Les triomphes du corps ou la noblesse dans la paix
Lucien Clare
Lucien Clare, "Les triomphes du corps ou la noblesse dans la paix", dans Histoire, économie & société, année 1984, volume 3, numéro 3-3, p. 339-380.
Extrait de l’article
(...)
Quelle est la part des exercices physiques et des jeux du corps dans les spectacles nouveaux décrits par l’abbé de Pure ? Dans ces spectacles, tout comme d’ailleurs dans les spectacles anciens, l’activité corporelle des participants est généralement requise, même s’il ne s’agit que d’une simple présence sous le masque et l’habit d’emprunt ou d’apparat, et à plus forte raison si leur adresse ou leur force est sollicitée : ils sont toujours mêlés au spectacle, le plus souvent activement, se donnant ainsi à voir tout en tirant eux-mêmes jouissance et plaisir du divertissement collectif dans lequel ils trouvent leur place ou dont ils sont les acteurs.

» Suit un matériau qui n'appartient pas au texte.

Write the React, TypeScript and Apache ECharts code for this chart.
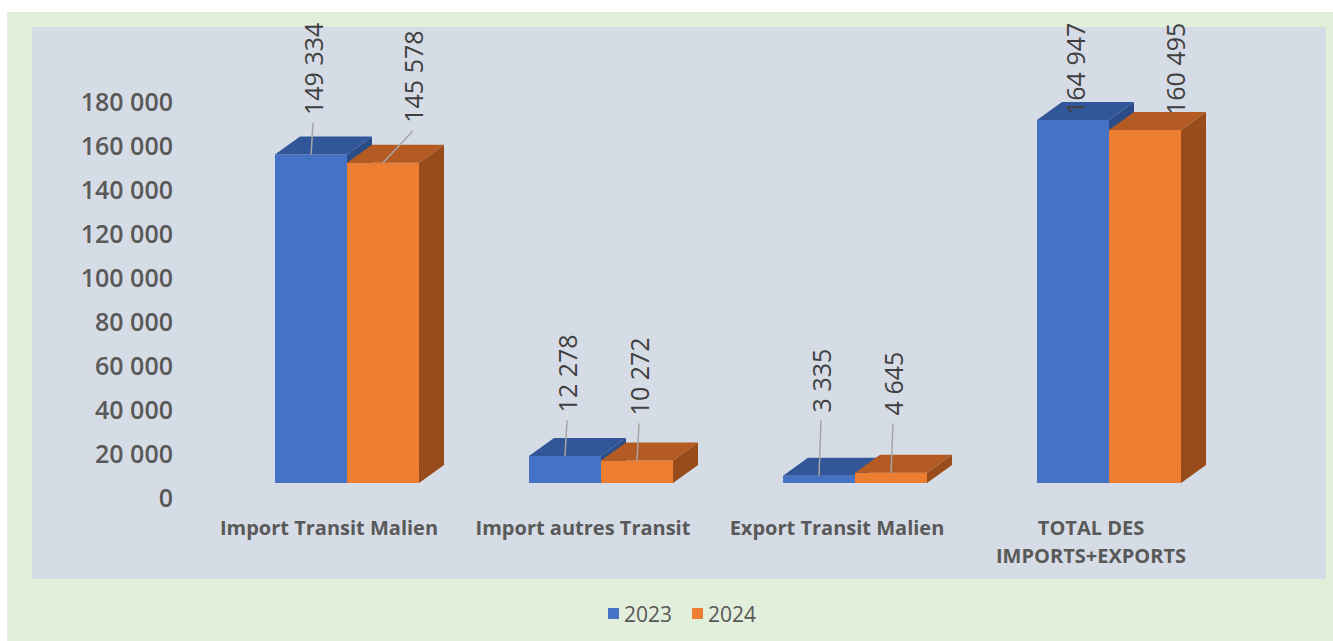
import React, { useEffect, useRef } from "react";
import * as echarts from "echarts";

const categories = [
  "Import Transit Malien",
  "Import autres Transit",
  "Export Transit Malien",
  "TOTAL DES\nIMPORTS+EXPORTS",
];
const seriesNames = ["2023", "2024"];
const values2023 = [149334, 12278, 3335, 164947];
const values2024 = [145578, 10272, 4645, 160495];
const yMax = 180000;
const yInterval = 20000;

const fmt = (v: number) => String(v).replace(/\B(?=(\d{3})+(?!\d))/g, " ");

const palette = [
  { front: "#4472c4", top: "#31579a", side: "#2b4c87" },
  { front: "#ed7d31", top: "#b35b22", side: "#984b1b" },
];

function makeRender(s: number) {
  return (params: any, api: any) => {
    const cat = api.value(0);
    const val = api.value(1);
    const [cx, y] = api.coord([cat, val]);
    const base = api.coord([cat, 0])[1];
    const band = api.size([1, 0])[0];
    const w = band * 0.2835;
    const shift = band * 0.0709;
    const x = s === 0 ? cx - w + shift : cx + shift;
    const dx = 25;
    const dy = 18;
    const c = palette[s];
    const backTop = y - dy;
    const yTop = api.coord([cat, yMax])[1];
    let lb = Math.min(backTop - 22, api.coord([cat, 33000])[1] + 2 + 3 * s);
    lb = Math.max(lb, yTop + 28);
    const lx = x + w / 2 + (s === 1 && val > 100000 ? 30 : 2);
    const children: any[] = [
      {
        type: "rect",
        shape: { x, y, width: w, height: base - y },
        style: { fill: c.front },
      },
      {
        type: "polygon",
        shape: {
          points: [
            [x + w, y],
            [x + w + dx, y - dy],
            [x + w + dx, base - dy],
            [x + w, base],
          ],
        },
        style: { fill: c.side },
      },
      {
        type: "polygon",
        shape: {
          points: [
            [x, y],
            [x + dx, y - dy],
            [x + w + dx, y - dy],
            [x + w, y],
          ],
        },
        style: { fill: c.top },
      },
    ];
    if (y - lb > 20) {
      children.push({
        type: "line",
        shape: { x1: lx, y1: lb + 8, x2: x + w / 2, y2: y },
        style: { stroke: "#a6a6a6", lineWidth: 1.5 },
      });
    }
    children.push({
      type: "text",
      x: lx,
      y: lb,
      rotation: Math.PI / 2,
      style: {
        text: fmt(val),
        fill: "#404040",
        fontSize: 25,
        fontFamily: "Open Sans",
        align: "left",
        verticalAlign: "middle",
      },
    });
    return { type: "group", children };
  };
}

export default function App() {
  const ref = useRef<HTMLDivElement>(null);
  useEffect(() => {
    if (!ref.current) return;
    const chart = echarts.init(ref.current, undefined, { renderer: "svg" });
    const allValues = [values2023, values2024];
    chart.setOption({
      animation: false,
      backgroundColor: "#ffffff",
      textStyle: { fontFamily: "Open Sans" },
      graphic: [
        {
          type: "rect",
          z: -10,
          shape: { x: 7, y: 12, width: 1326, height: 629 },
          style: { fill: "#e2efda" },
          silent: true,
        },
        {
          type: "rect",
          z: -9,
          shape: { x: 32, y: 27, width: 1294, height: 552 },
          style: { fill: "#d6dce5" },
          silent: true,
        },
      ],
      grid: { left: 202, top: 87, width: 1016, height: 396 },
      legend: {
        data: seriesNames,
        left: 603,
        top: 598,
        icon: "rect",
        itemWidth: 11,
        itemHeight: 11,
        itemGap: 20,
        textStyle: { fontSize: 21, color: "#595959", fontFamily: "Open Sans" },
      },
      xAxis: {
        type: "category",
        data: categories,
        axisLine: { show: false },
        axisTick: { show: false },
        axisLabel: {
          interval: 0,
          margin: 30,
          fontSize: 20,
          fontWeight: "bold",
          color: "#595959",
          fontFamily: "Open Sans",
          lineHeight: 28,
        },
      },
      yAxis: {
        type: "value",
        min: 0,
        max: yMax,
        interval: yInterval,
        splitLine: { show: false },
        axisLine: { show: false },
        axisTick: { show: false },
        axisLabel: {
          margin: 29,
          fontSize: 25,
          fontWeight: 600,
          color: "#595959",
          fontFamily: "Open Sans",
          verticalAlign: "top",
          lineHeight: 28,
          formatter: (v: number) => fmt(v),
        },
      },
      series: seriesNames.map((name, s) => ({
        type: "custom",
        name,
        z: 2 + s,
        itemStyle: { color: palette[s].front },
        encode: { x: 0, y: 1 },
        data: allValues[s].map((v, i) => [i, v]),
        renderItem: makeRender(s),
      })),
    });
    return () => chart.dispose();
  }, []);
  return (
    <div
      ref={ref}
      style={{ position: "absolute", left: 0, top: 0, width: 1333, height: 641 }}
    />
  );
}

C’est dire que la présence active du corps — dédoublement mimétique infra-sportif ou bien compétition militaire et mondaine pleinement sportive — est une des composantes essentielles du spectacle public (selon l’expression de CF. Menestrier), qui est aussi parade galante : le rayonnement de la force et de la jeunesse s’inscrit dans le jeu maîtrisé des muscles et se traduit par l’exploit sportif ou l’impassibilité mondaine, c’est-à-dire le bel air. La précision horlogère du défilé, l’adresse dans l’action, le bonheur du corps rayonnant de force et d’adresse, sont des éléments primordiaux des spectacles dont Michel de Pure présente l’idée et dont la racine est le plaisir : « le plaisir est l’objet naturel et primitif des Spectacles » (p. 168).